Luckily, the Orthodox Church reminded the patriotic hotheads that bringing the abominable song contest to Moscow would mean exposing tender Russian souls to gay propaganda. So, no war.

But the Church was still on a roll this week.

Lessons in Virginity

A handful of Orthodox activists, led by an ultraconservative icon, archpriest Dmitry Smirnov, called for schools to “teach virginity.”

To that end, a compulsory subject called “Big Family” is to be introduced in Russian schools, focusing on chastity, early marriage and the joys of big families. Only thus, according to Smirnov, can the Antichrist be defeated.

The news comes as the Justice Ministry blacklisted as a “foreign agent” the Dynasty Foundation, which is the leading Russian charity supporting scientific research.

As biologists, mathematicians and physicists wept, the enraged founder Dmitry Zimin said that he would withdraw his funding and would now be spending his grants abroad. Even Putin muttered something about the unfairness of Dynasty’s blacklisting, but the independent and impartial ministry said he can stick it, and the foundation will stay a “foreign agent.”

It’s high time someone came out and said it, so let me do the honors: science is a subversive Western invention, possibly the tool of the Antichrist, and the nation should quit it.

It can focus on virginity instead — teach it at schools, hold international competitions in sexual abstinence instead of reading and math, perhaps even lobby for a Nobel Prize in virginity.

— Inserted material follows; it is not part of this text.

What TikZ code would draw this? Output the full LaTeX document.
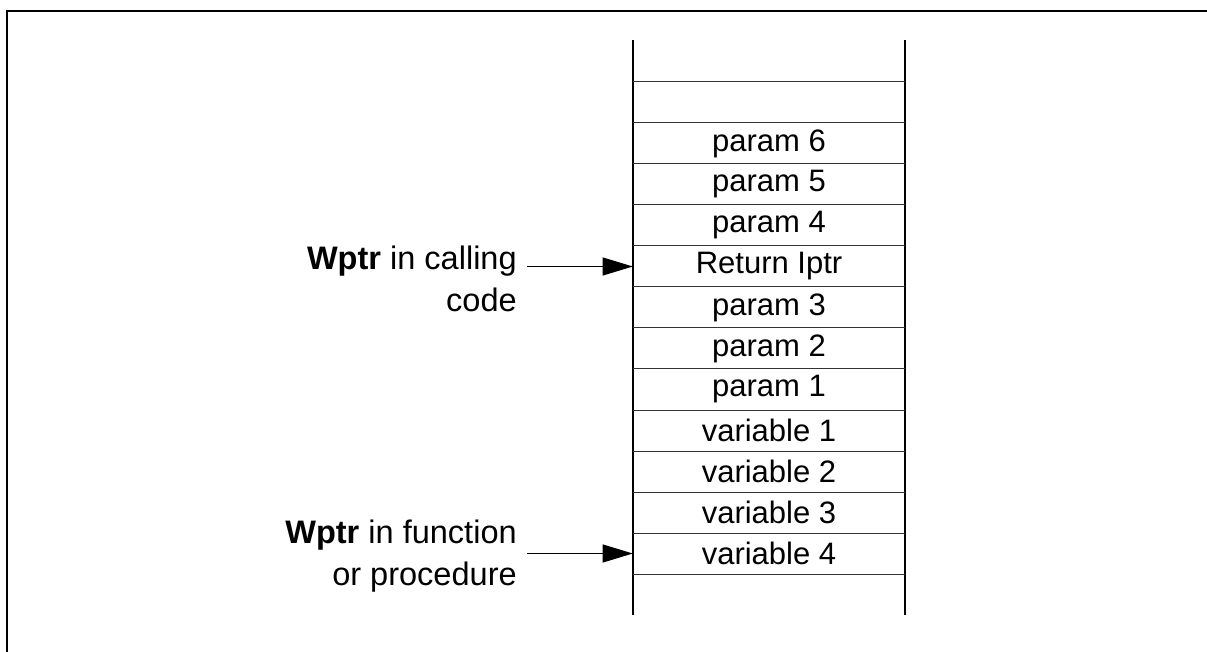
\documentclass[tikz,border=0pt]{standalone}
\usepackage{fontspec}
\setmainfont{Liberation Sans}
\usetikzlibrary{arrows.meta}

\begin{document}
\begin{tikzpicture}[x=0.75pt,y=-0.75pt,
  font=\fontsize{23.25}{31.5}\selectfont,
  stackside/.style={line width=1.5pt},
  cellline/.style={line width=0.75pt, black!80},
  slot/.style={inner sep=0pt, minimum width=204pt, minimum height=30.75pt},
  ptrlabel/.style={align=right, anchor=east, inner sep=0pt,
    font=\fontsize{24.4}{31.5}\selectfont},
  ptr/.style={line width=0.75pt, -{Triangle[length=22.5pt,width=13.5pt]}}]
  \useasboundingbox (0,0) rectangle (1207,652);

  % frame
  \draw[line width=1.5pt] (7,652) -- (7,11) -- (1207,11);

  % the stack
  \draw[stackside] (633,40) -- (633,615);
  \draw[stackside] (905,40) -- (905,615);
  \foreach \y in {82,123,...,574}
    \draw[cellline] (633,\y) -- (905,\y);

  \foreach \txt [count=\i] in {param 6,param 5,param 4,Return Iptr,param 3,param 2,param 1,variable 1,variable 2,variable 3,variable 4}
    \node[slot] (c\i) at (769,{102.5+41*\i}) {\txt};

  % workspace pointers
  \node[ptrlabel] (callwp) at (517,279) {\textbf{Wptr} in calling\\code};
  \node[ptrlabel] (funcwp) at (517,556.5) {\textbf{Wptr} in function\\or procedure};

  \draw[ptr] ([xshift=7.5pt]callwp.east |- c4.west) -- (c4.west);
  \draw[ptr] ([xshift=7.5pt]funcwp.east |- c11.west) -- (c11.west);

\end{tikzpicture}
\end{document}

Of course, Russia is far from a bastion of family values at the moment, the divorce rate alone is 51 percent, but we all know only Eurovision is to blame (so ban that too).

Parmesan Withdrawal

Meanwhile in the south, Russia began building a wall on the Ukrainian border — and interestingly, it’s in a region that mostly borders the separatist self-proclaimed Donetsk and Luhansk people’s republics.

Apparently, Russia is worried about Ukrainian terrorists, expecting, perhaps, the Ukrainian Wehrmacht to annihilate the DNR/LNR and bring its raging hordes to the Russian border — with no one to stop them because, you know, there are no Russian troops in the Donbass.

And yet there is a gnawing doubt about this scenario — especially given that the proposal for a DNR/LNR joint state, Novorossia, was recently abandoned with much publicity. And the West started mumbling about lifting the sanctions — shortly after U.S. Secretary of State John Kerry popped down to Sochi.

Can it be that the Parmesan (and multibillion-dollar credit line) withdrawal has opened eyes in the Kremlin?

Is it possible that they suddenly think that the DNR/LNR terrorists must be fenced out?

Or perhaps Moscow is starting to worry less about the Wehrmacht and more about hosts of Russian citizens trained in war and chaos gradually trickling back home with their guns and their unsatisfied anger?

Nah, impossible. That would clearly be the Antichrist talking.

The Crimean Sakura

And just because Russians have too much consistency in their lives, as Novorossia was falling from grace the heroes of Crimea came due for some glorifying: Shooting began in Moscow for “Crimean Sakura,” a television drama based on the Crimean General Prosecutor Natalya Polonskaya.

You know — the doe-eyed blonde who became an Internet meme because she looks like an anime character and broke millions of Japanese hearts, which remains her main achievement to date. (She somehow ignored the $1 billion worth of property alleged to have been unlawfully seized in Crimea since the annexation.)

Crimea is a good place for drama — just this week, Putin’s favorite biker Alexander “The Surgeon” Zaldostanov challenged a local mayor to a duel because the bikers were denied cheap land for a den in Sevastopol.

And you can just see it all shaping up — a love triangle story, with the mayor and the biker squaring off for Polonskaya’s hand in the climax.

It won’t be a tragedy, of course — at the crucial moment, the hordes of the Ukrainian Wehrmacht invade, only to be stopped by the trio, who then proceed to have a big, big family under the watchful, kind eye of Putin and the archpriests.

The future’s so bright it hurts my eyes.

Unfair Observer is the pen name of a Russian journalist that The Moscow Times has invited to observe the most brain-dead weekly developments in Russia.